Overall, the news media receive high marks for their coverage of the terrorist attacks. Nearly nine-in-ten (89%) give the press at least a “good” rating, with a majority (56%) saying the coverage has been excellent. These positive evaluations are consistent across all regions of the country, and all types of respondents.

Among television sources, CNN receives the most votes for doing the best job of covering the terrorist attacks. Just under a quarter (24%) rate CNN’s coverage as best, followed by ABC (14%), the Fox News Channel (12%), and NBC (11%). Of the network sources, CBS trails, with 7% citing it as providing the best coverage of events related to the attacks. This disparity is even more stark when we look specifically at the network news audience. Of those who say network TV news was their primary source of news, 26% and 23% cite ABC and NBC, respectively, as providing the best coverage, while just 11% cite CBS.

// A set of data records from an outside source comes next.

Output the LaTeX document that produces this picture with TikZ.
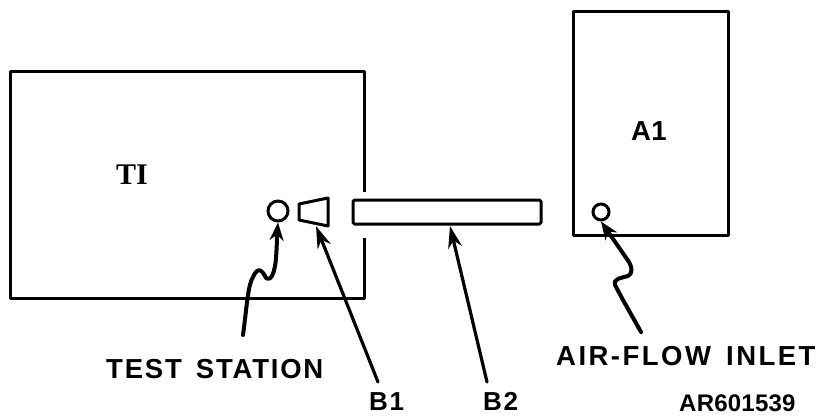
\documentclass[tikz,border=0pt]{standalone}
\usepackage{fontspec}
\setmainfont{Liberation Sans}
\newfontfamily\lbl[LetterSpace=6.5,WordSpace=1.5]{Liberation Sans Bold}
\newfontfamily\lblwide[LetterSpace=9,WordSpace=1.5]{Liberation Sans Bold}
\newfontfamily\plainbold[LetterSpace=1]{Liberation Sans Bold}
\newfontfamily\slab{Liberation Serif Bold}
\usetikzlibrary{arrows.meta}
\tikzset{
 box/.style={line width=3pt,line join=round,black},
 lead/.style={line width=4pt,line cap=round,line join=round,-{Stealth[length=18pt,width=14pt]}},
 thin lead/.style={line width=3.2pt,line cap=round,-{Stealth[length=22pt,width=14pt]}},
 port/.style={circle,draw,line width=3pt,inner sep=0pt},
 caption/.style={inner sep=0pt,font=\lbl\fontsize{27.5}{28}\selectfont,anchor=base west},
}
\begin{document}
\begin{tikzpicture}[x=1pt,y=-1pt]
\useasboundingbox (0,0) rectangle (819,415);
\draw[box] (364,192) -- (364,71) -- (10,71) -- (10,298) -- (364,298) -- (364,238);
\draw[box,rounded corners=1.5pt] (353,200) rectangle (541,224);
\draw[box] (573,11) rectangle (728,235);
\node[port,minimum size=20pt] (ts) at (278,211) {};
\node[port,minimum size=16pt] (af) at (601,212) {};
\draw[box,fill=white] (299,204) -- (328,198) -- (328,226) -- (299,220) -- cycle;
\coordinate (b1tip) at (316,226);
\coordinate (b2tip) at (450,226);
\node[caption] (tstext) at (106,378) {TEST STATION};
\node[caption,font=\lblwide\fontsize{27.5}{28}\selectfont] (aftext) at (556,365) {AIR-FLOW INLET};
\node[caption,font=\lbl\fontsize{26}{26}\selectfont] (b1text) at (369,410) {B1};
\node[caption,font=\lbl\fontsize{26}{26}\selectfont] (b2text) at (483,410) {B2};
\node[inner sep=0pt,font=\plainbold\fontsize{24}{24}\selectfont,anchor=base west] (ar) at (679,411) {AR601539};
\node[inner sep=0pt,font=\plainbold\fontsize{27.5}{28}\selectfont,anchor=base west] (a1) at (631,140) {A1};
\node[inner sep=0pt,font=\slab\fontsize{30}{30}\selectfont,anchor=base west] (ti) at (116,184) {TI};
\draw[lead] (243,335) .. controls (247,305) and (248,285) .. (253,277) .. controls (258,266) and (262,270) .. (266,278) .. controls (272,282) and (275,270) .. (276,258) .. controls (277,245) and (277,235) .. (ts.south);
\draw[lead] (641,332) -- (623,300) -- (615,285) .. controls (613,278) and (622,278) .. (628,276) .. controls (634,272) and (631,266) .. (629,262) -- (af.south);
\draw[thin lead] (378,382) -- (b1tip);
\draw[thin lead] (487,382) -- (b2tip);
\end{tikzpicture}
\end{document}
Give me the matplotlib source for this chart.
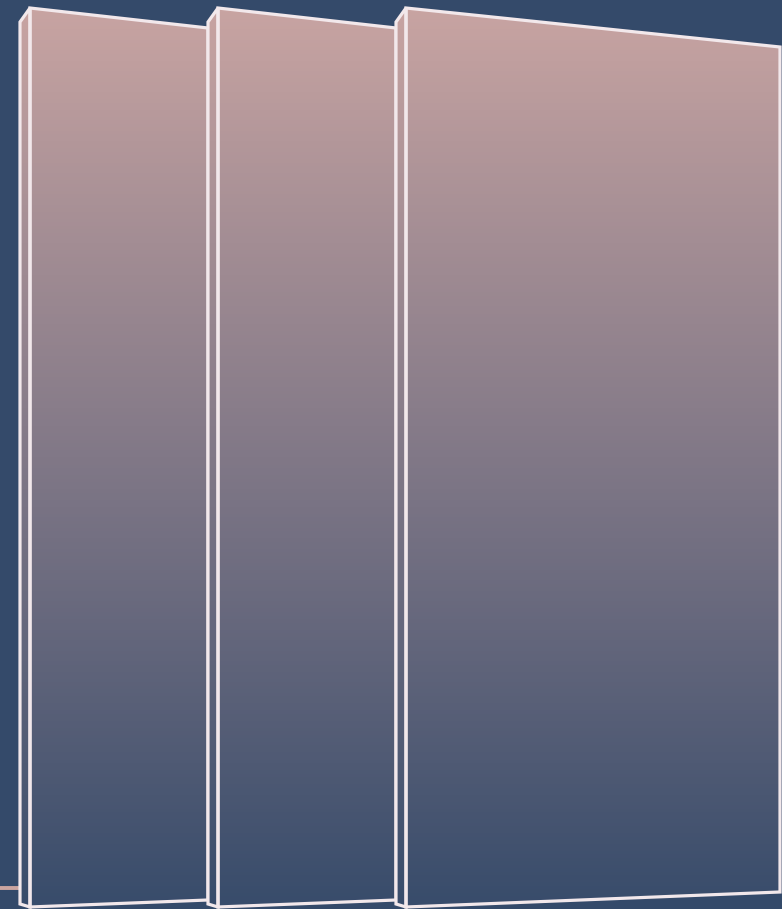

Overall, 42% of Americans specifically cited a cable news source as providing the best coverage of the breaking story, while 32% cited one of the three traditional broadcast networks.

Extraordinary News Interest

An overwhelming majority of Americans (74%) are paying very close attention to news about the terrorist attacks, with another 22% following this story fairly closely. Overall interest in this story equals any in the 15-year history of the Pew Research Center’s news interest index, although more Americans (80%) paid very close attention to the crash of the space shuttle Challenger in 1986.

The tragedy has attracted strong interest from every major demographic group, although as with most other news stories, Americans under age 30 are less likely than the general public to follow it very closely (65%).

Among people over age 50, more women than men are following news of the attacks very closely. Better than eight-in-ten women over 50 are paying very close attention to this story, compared to 69% of men in this group.

Perhaps not surprisingly, people living in the East are most likely to follow news of the attacks very closely (80%), followed by those in the South and West (74%). Fewer Midwesterners (69%) are tracking the story very closely.